------ Source material ------

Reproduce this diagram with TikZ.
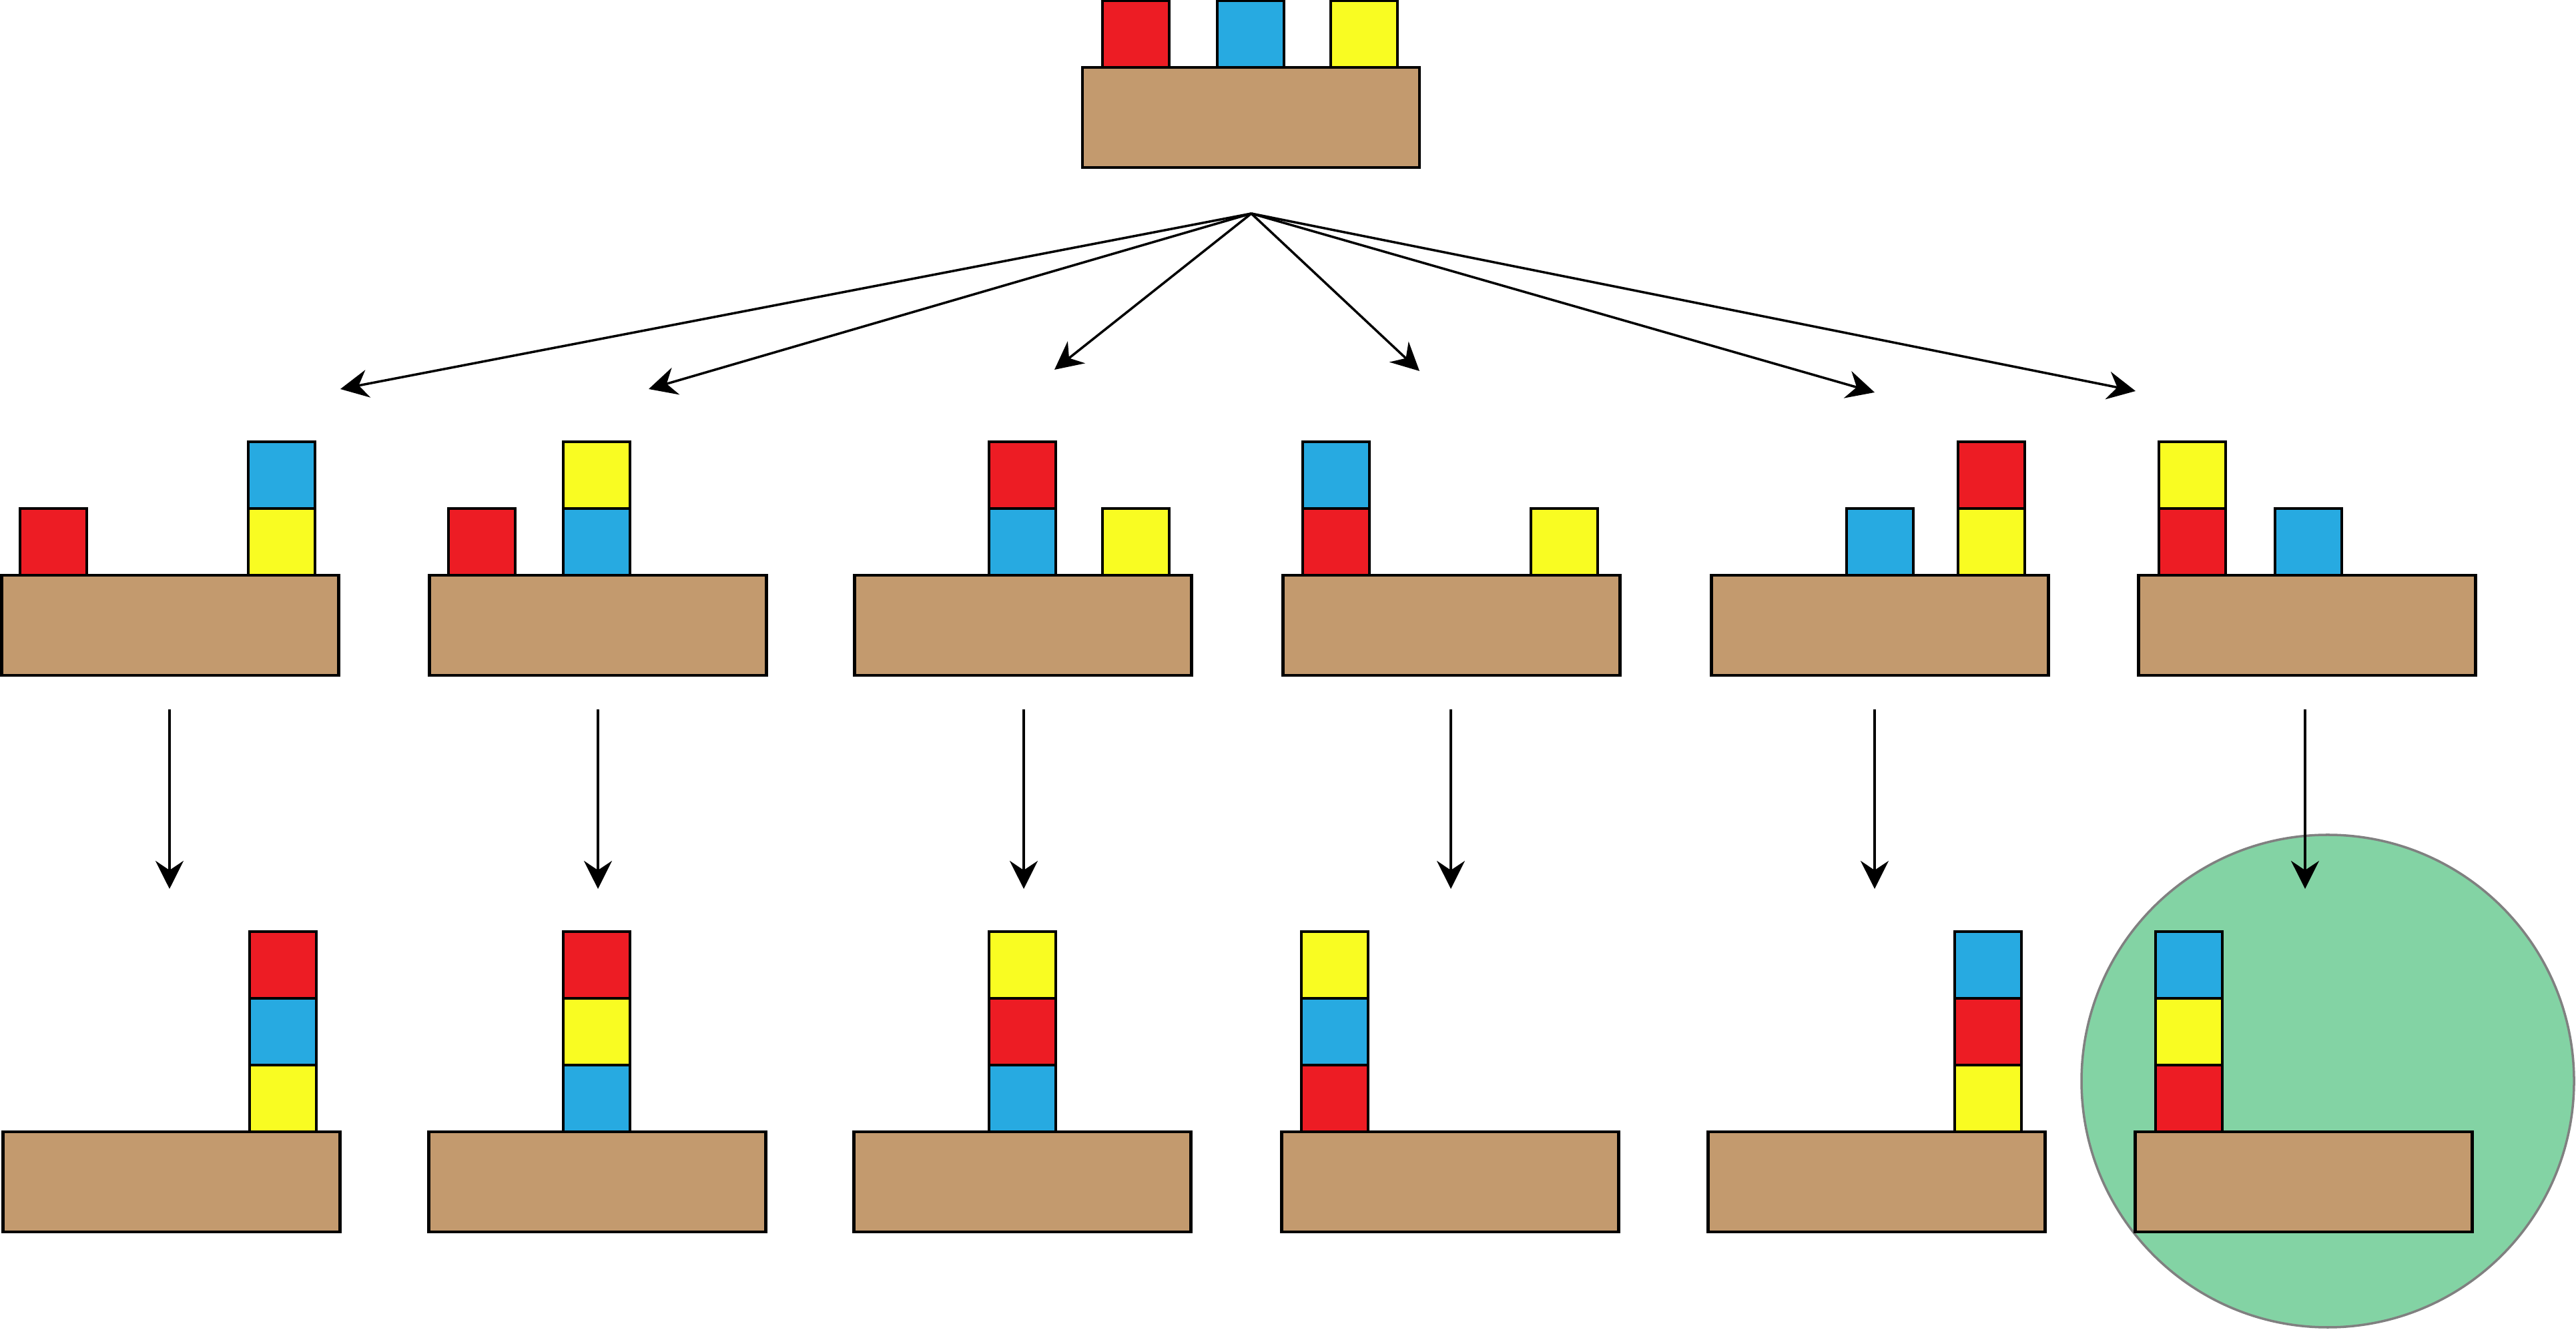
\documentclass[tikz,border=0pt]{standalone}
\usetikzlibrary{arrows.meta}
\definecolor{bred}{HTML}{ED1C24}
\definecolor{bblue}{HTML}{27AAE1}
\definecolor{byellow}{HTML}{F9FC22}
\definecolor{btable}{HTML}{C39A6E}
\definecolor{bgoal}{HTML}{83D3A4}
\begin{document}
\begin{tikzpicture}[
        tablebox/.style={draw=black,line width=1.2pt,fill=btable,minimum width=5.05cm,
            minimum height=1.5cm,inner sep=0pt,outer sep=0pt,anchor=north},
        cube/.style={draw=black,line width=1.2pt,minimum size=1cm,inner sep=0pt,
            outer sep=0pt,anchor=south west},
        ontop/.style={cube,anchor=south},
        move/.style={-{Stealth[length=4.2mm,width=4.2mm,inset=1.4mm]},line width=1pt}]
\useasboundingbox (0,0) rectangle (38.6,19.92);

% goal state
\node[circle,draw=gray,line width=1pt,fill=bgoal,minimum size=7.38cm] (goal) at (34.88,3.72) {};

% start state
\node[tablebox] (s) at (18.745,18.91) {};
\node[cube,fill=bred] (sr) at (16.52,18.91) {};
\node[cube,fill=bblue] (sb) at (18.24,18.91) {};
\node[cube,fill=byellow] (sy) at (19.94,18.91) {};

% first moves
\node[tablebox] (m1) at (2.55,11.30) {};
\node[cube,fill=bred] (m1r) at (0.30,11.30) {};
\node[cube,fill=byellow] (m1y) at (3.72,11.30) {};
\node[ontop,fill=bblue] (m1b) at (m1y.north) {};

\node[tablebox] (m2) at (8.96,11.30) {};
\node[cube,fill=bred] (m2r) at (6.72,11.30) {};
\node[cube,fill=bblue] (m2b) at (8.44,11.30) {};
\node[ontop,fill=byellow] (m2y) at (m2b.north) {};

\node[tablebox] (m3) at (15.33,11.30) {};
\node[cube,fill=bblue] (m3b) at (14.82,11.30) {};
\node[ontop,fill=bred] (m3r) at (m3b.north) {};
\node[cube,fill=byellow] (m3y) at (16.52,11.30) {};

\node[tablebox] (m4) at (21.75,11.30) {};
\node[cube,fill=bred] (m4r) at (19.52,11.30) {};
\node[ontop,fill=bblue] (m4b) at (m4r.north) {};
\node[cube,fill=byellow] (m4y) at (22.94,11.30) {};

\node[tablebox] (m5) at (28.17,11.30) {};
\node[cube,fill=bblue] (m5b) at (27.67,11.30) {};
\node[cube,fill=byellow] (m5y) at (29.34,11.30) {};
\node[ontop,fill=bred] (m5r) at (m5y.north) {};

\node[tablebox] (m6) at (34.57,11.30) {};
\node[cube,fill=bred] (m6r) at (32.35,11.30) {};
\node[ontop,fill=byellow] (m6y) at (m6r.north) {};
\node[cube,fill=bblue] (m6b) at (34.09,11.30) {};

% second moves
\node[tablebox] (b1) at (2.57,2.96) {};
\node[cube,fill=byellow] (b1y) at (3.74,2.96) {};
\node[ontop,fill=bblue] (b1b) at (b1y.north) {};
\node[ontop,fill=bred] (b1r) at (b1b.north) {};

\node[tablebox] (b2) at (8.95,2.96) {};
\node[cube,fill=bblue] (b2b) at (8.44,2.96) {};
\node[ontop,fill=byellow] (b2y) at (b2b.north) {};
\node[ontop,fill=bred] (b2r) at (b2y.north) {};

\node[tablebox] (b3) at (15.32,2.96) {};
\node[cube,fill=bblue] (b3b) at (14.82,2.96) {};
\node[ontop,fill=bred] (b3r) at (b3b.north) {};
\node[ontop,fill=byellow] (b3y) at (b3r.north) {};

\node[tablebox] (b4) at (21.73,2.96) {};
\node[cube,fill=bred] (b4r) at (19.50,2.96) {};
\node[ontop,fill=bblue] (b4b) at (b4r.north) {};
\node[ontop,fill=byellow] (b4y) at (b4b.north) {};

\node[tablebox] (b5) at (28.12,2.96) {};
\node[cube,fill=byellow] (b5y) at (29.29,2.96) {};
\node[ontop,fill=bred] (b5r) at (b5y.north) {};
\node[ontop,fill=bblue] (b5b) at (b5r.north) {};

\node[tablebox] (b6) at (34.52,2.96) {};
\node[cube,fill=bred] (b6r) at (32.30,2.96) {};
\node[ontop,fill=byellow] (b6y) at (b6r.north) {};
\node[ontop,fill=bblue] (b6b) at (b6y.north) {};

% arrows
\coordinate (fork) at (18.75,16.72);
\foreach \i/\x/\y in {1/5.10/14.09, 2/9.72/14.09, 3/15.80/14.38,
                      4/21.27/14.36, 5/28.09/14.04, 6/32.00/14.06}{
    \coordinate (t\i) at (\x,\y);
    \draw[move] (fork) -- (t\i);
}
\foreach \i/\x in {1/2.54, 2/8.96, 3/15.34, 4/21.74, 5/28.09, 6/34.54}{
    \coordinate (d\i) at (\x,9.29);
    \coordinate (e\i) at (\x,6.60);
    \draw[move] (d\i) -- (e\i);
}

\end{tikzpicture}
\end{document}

------

_Exercise_. Write the lines above out again exactly, without any of their pictures.

_Answer for the task_.
Reproduce this diagram with TikZ.
\documentclass[tikz,border=0pt]{standalone}
\usetikzlibrary{arrows.meta}
\definecolor{bred}{HTML}{ED1C24}
\definecolor{bblue}{HTML}{27AAE1}
\definecolor{byellow}{HTML}{F9FC22}
\definecolor{btable}{HTML}{C39A6E}
\definecolor{bgoal}{HTML}{83D3A4}
\begin{document}
\begin{tikzpicture}[
        tablebox/.style={draw=black,line width=1.2pt,fill=btable,minimum width=5.05cm,
            minimum height=1.5cm,inner sep=0pt,outer sep=0pt,anchor=north},
        cube/.style={draw=black,line width=1.2pt,minimum size=1cm,inner sep=0pt,
            outer sep=0pt,anchor=south west},
        ontop/.style={cube,anchor=south},
        move/.style={-{Stealth[length=4.2mm,width=4.2mm,inset=1.4mm]},line width=1pt}]
\useasboundingbox (0,0) rectangle (38.6,19.92);

% goal state
\node[circle,draw=gray,line width=1pt,fill=bgoal,minimum size=7.38cm] (goal) at (34.88,3.72) {};

% start state
\node[tablebox] (s) at (18.745,18.91) {};
\node[cube,fill=bred] (sr) at (16.52,18.91) {};
\node[cube,fill=bblue] (sb) at (18.24,18.91) {};
\node[cube,fill=byellow] (sy) at (19.94,18.91) {};

% first moves
\node[tablebox] (m1) at (2.55,11.30) {};
\node[cube,fill=bred] (m1r) at (0.30,11.30) {};
\node[cube,fill=byellow] (m1y) at (3.72,11.30) {};
\node[ontop,fill=bblue] (m1b) at (m1y.north) {};

\node[tablebox] (m2) at (8.96,11.30) {};
\node[cube,fill=bred] (m2r) at (6.72,11.30) {};
\node[cube,fill=bblue] (m2b) at (8.44,11.30) {};
\node[ontop,fill=byellow] (m2y) at (m2b.north) {};

\node[tablebox] (m3) at (15.33,11.30) {};
\node[cube,fill=bblue] (m3b) at (14.82,11.30) {};
\node[ontop,fill=bred] (m3r) at (m3b.north) {};
\node[cube,fill=byellow] (m3y) at (16.52,11.30) {};

\node[tablebox] (m4) at (21.75,11.30) {};
\node[cube,fill=bred] (m4r) at (19.52,11.30) {};
\node[ontop,fill=bblue] (m4b) at (m4r.north) {};
\node[cube,fill=byellow] (m4y) at (22.94,11.30) {};

\node[tablebox] (m5) at (28.17,11.30) {};
\node[cube,fill=bblue] (m5b) at (27.67,11.30) {};
\node[cube,fill=byellow] (m5y) at (29.34,11.30) {};
\node[ontop,fill=bred] (m5r) at (m5y.north) {};

\node[tablebox] (m6) at (34.57,11.30) {};
\node[cube,fill=bred] (m6r) at (32.35,11.30) {};
\node[ontop,fill=byellow] (m6y) at (m6r.north) {};
\node[cube,fill=bblue] (m6b) at (34.09,11.30) {};

% second moves
\node[tablebox] (b1) at (2.57,2.96) {};
\node[cube,fill=byellow] (b1y) at (3.74,2.96) {};
\node[ontop,fill=bblue] (b1b) at (b1y.north) {};
\node[ontop,fill=bred] (b1r) at (b1b.north) {};

\node[tablebox] (b2) at (8.95,2.96) {};
\node[cube,fill=bblue] (b2b) at (8.44,2.96) {};
\node[ontop,fill=byellow] (b2y) at (b2b.north) {};
\node[ontop,fill=bred] (b2r) at (b2y.north) {};

\node[tablebox] (b3) at (15.32,2.96) {};
\node[cube,fill=bblue] (b3b) at (14.82,2.96) {};
\node[ontop,fill=bred] (b3r) at (b3b.north) {};
\node[ontop,fill=byellow] (b3y) at (b3r.north) {};

\node[tablebox] (b4) at (21.73,2.96) {};
\node[cube,fill=bred] (b4r) at (19.50,2.96) {};
\node[ontop,fill=bblue] (b4b) at (b4r.north) {};
\node[ontop,fill=byellow] (b4y) at (b4b.north) {};

\node[tablebox] (b5) at (28.12,2.96) {};
\node[cube,fill=byellow] (b5y) at (29.29,2.96) {};
\node[ontop,fill=bred] (b5r) at (b5y.north) {};
\node[ontop,fill=bblue] (b5b) at (b5r.north) {};

\node[tablebox] (b6) at (34.52,2.96) {};
\node[cube,fill=bred] (b6r) at (32.30,2.96) {};
\node[ontop,fill=byellow] (b6y) at (b6r.north) {};
\node[ontop,fill=bblue] (b6b) at (b6y.north) {};

% arrows
\coordinate (fork) at (18.75,16.72);
\foreach \i/\x/\y in {1/5.10/14.09, 2/9.72/14.09, 3/15.80/14.38,
                      4/21.27/14.36, 5/28.09/14.04, 6/32.00/14.06}{
    \coordinate (t\i) at (\x,\y);
    \draw[move] (fork) -- (t\i);
}
\foreach \i/\x in {1/2.54, 2/8.96, 3/15.34, 4/21.74, 5/28.09, 6/34.54}{
    \coordinate (d\i) at (\x,9.29);
    \coordinate (e\i) at (\x,6.60);
    \draw[move] (d\i) -- (e\i);
}

\end{tikzpicture}
\end{document}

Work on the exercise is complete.